The American Society for Microbiology (ASM) recommends that Congress increase funding for the Food and Drug Administration (FDA) by at least 3 percent for FY 2018, raising the agency’s budget authority to $2.8 billion by adding $78 million. The proposed level is needed to support the many FDA programs that protect the nation’s public health and safety. We also urge that Congress make available the additional $60 million needed by FDA to implement specific provisions of the 21st Century Cures Act passed by Congress last year.
The ASM urges Congress to reject the Administration’s proposal to offset a third of the FDA’s appropriated budget with an increase in medical product industry user fees. FDA’s core responsibilities, safe and effective medical products and safe foods, should be supported by federal funding. Industry user fees have always been intended to supplement, not replace, federal funding for FDA. In addition, the drug and device industries have already completed user fee agreement negotiations with FDA, setting the appropriate amount of industry fees to support FDA reviews.
Congress should recognize the significance of FDA’s mission to protect the public health and support FDA with public funding. FDA regulatory, educational, and research programs must be consistently and adequately funded. FDA is charged with ensuring the safety, effectiveness, and security of human and veterinary drugs, vaccines and other biological products for human use, and medical devices, both domestic and imported. It also is responsible for the safety and security of our Nation’s food supply, dietary supplements, products emitting electronic radiation and cosmetics, and for regulating tobacco products. FDA regulated products account for about 20 cents of each consumer dollar. Ensuring their safety and efficacy affects our daily lives as well as the U.S. economy.
It is essential that Congress provide strong, continuing funding in FY 2018 for the FDA. Agency responsibilities continue to expand steadily because of legislation like the new 21st Century Cures Act and the Food Safety Modernization Act (FSMA) passed by the Congress in 2011. Each year, FDA is a key participant in newly launched federal initiatives such as those promoting precision medicine or combatting antibiotic resistant infections. Growing demands on FDA resources also are being pushed by the increasingly complex landscape of U.S. health care and the bioeconomy, burgeoning volumes of domestic and imported consumer goods, our highly diverse food supply, and marketplace globalization.
We urge Congress to support FDA’s access to the latest science and technology when performing its regulatory duties, strengthening FDA capabilities like those deployed during the Nation’s response to emerging Zika virus. In 2016, FDA issued a new guidance on deferring blood donations from individuals exposed to Zika virus, and another with recommendations to reduce potential Zika transmission from human cells and tissues. It then approved a rapid test to screen blood donations for Zika virus. The agency had expedited its availability as an investigational new drug, an example of how FDA partners with industry and other agencies to respond rapidly to health emergencies. FDA scientists announced a new mouse model developed at FDA laboratories to accelerate development of Zika vaccines and therapeutics.

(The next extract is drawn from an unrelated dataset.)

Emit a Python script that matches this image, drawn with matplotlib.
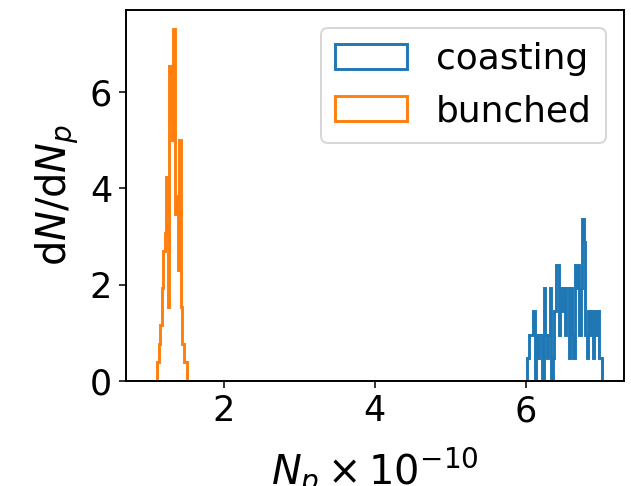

Other science based actions taken last year by FDA further expanded the nation’s health care product pipeline, including approvals of two drugs for hepatitis C, a new treatment for inhalation anthrax, and a vaccine to prevent cholera for travelers. FDA also advanced the Precision Medicine Initiative with draft guidances for oversight of next generation DNA sequencing tests. In 2016, FDA finalized its rule revising annual reporting requirements for all antimicrobials used in animals intended for human consumption or food producing animals, to further ensure judicious use of medically important therapeutics. It also cleared for marketing the first test to detect carbapenem resistant Enterobacteriaceae in clinical samples, to more quickly detect resistant pathogens in patients. In February, FDA cleared the first test of patient levels of the protein procalcitonin to guide antibiotic use in sepsis and respiratory infections. The same day, it approved marketing the first rapid test to identify bloodstream pathogens and provide antibiotic sensitivity information.
The ASM urges Congress to provide adequate support in FY 2018 to sustain FDA’s oversight of the vast, complex food supply in the United States. The FDA is primarily responsible for 80 to 90 percent of our food, with the U.S. Department of Agriculture safeguarding the remainder. This protection is being compromised by increasing proportions of the food supply imported from other countries, a population more susceptible to illness, and diets with more raw foods. The most recent federal estimates indicate about 48 million people, or 1 in 6 Americans, get sick each year with foodborne illness. Of these, 128,000 are hospitalized and 3,000 die. In 2015, FDA estimated that related health care costs reached about $36 billion annually.
We urge Congress to support FDA’s mission to safeguard the Nation’s health, facilitate discovery of new products, and stimulate global competitiveness in science and technology. We appreciate this opportunity to submit a statement in support of FDA and offer our assistance to the Congress during the budget process.